Ciudad Bolívar, 20th October 2014, (Venezuelanalysis.com) - On Saturday thousands of Venezuelan youth and government supporters participated in a march against terrorism and for peace. The youth march was organized in response to the assassination of 27-year old lawmaker and Chavista leader Robert Serra, who was murdered along with his partner Maria Herrera in their home earlier this month.
Young people and government supporters filled the streets of Caracas to take their demand - that lawmakers officially declare the murder of Serra as an act of terrorism - to the National Assembly.
Dressed in chavista red, and carrying signs that stated “Venezuela against terrorism” and “Venezuela against fascist paramilitarism,” thousands of youth from throughout the country and the capital region joined in the day of action to remember the life of Robert Serra and to take a stand against his brutal murder. Government officials have claimed the assassination was linked to a Colombian paramilitary operation that has potential ties to elements of the Venezuelan opposition.
"I'm here because I'm against the Venezuelan right's fascist activities,” said Rosario Carabello, a government supporter who attended the march. Many such young people are referred to as “generation Chávez” since most teenagers in Venezuela have grown up in the Bolivarian Revolution and the younger generation has little memory of Venezuela prior to former president Hugo Chavez's election in 1998.

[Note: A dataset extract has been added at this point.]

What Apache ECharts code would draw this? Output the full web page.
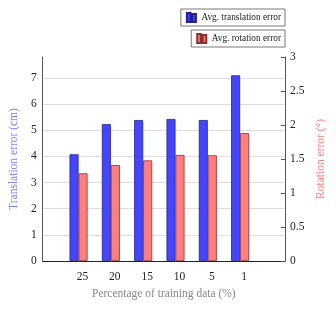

The murder of Serra and his partner Herrera have sent shock waves throughout Venezuela and especially through the chavista ranks, who have claimed that his assassination is a part of a broader plot to attack chavista leadership and destabilize the country. According to the government, all eight men who were involved in Serra's murder have been identified and two men, including Serra's former bodyguard, Eduwin Camacho Torres, are in custody and have confessed to their participation in the murder of the young legislator.
Despite the alleged confessions and claims by authorities that a paramilitary cell under the leadership of a man nicknamed “Colombia” carefully plotted the murders of Serra and Herrera, the right-wing opposition has continued to claim that Serra's murder is an example of street violence and random crime in Caracas.
A week after Serra's death, Jesús “Chúo” Torrealba, the executive secretary of the opposition Democratic Unity Roundtable (MUD), asked “all Venezuelans to take part in a national crusade against violence”; even calling on the chavista base to participate in a MUD-sponsored march.
According to Reuters, the opposition march, which also took place on Saturday, only pulled in a few hundred people and was dwarfed by the pro-government rally. The opposition marchers protested against high crime rates, in an attempt to link Serra's death to common street crime. They also protested alleged violations of human rights and economic problems, like food shortages, in the country.
The opposition march was the first call to street protests by the MUD since the five months of violent protests which left 43 people dead earlier this year. The extremely low turnout has been noted by both national and international press.
The pro-government demonstration marched through a torrential downpour that soaked those attending including President Nicholas Maduro who concluded his speech in a drenched red, blue and yellow track suit, the colors of the Venezuelan flag. From the stage, Maduro rhetorically asked the crowd why Serra had been murdered, answering, "To silence us! The right-wing fascists are scared of young rebels, young revolutionaries".
The investigation into Serra's murder continues and Venezuelan officials have called on the assistance of Interpol in detaining the remaining suspects, some of whom are assumed to be outside of Venezuela's national boundaries.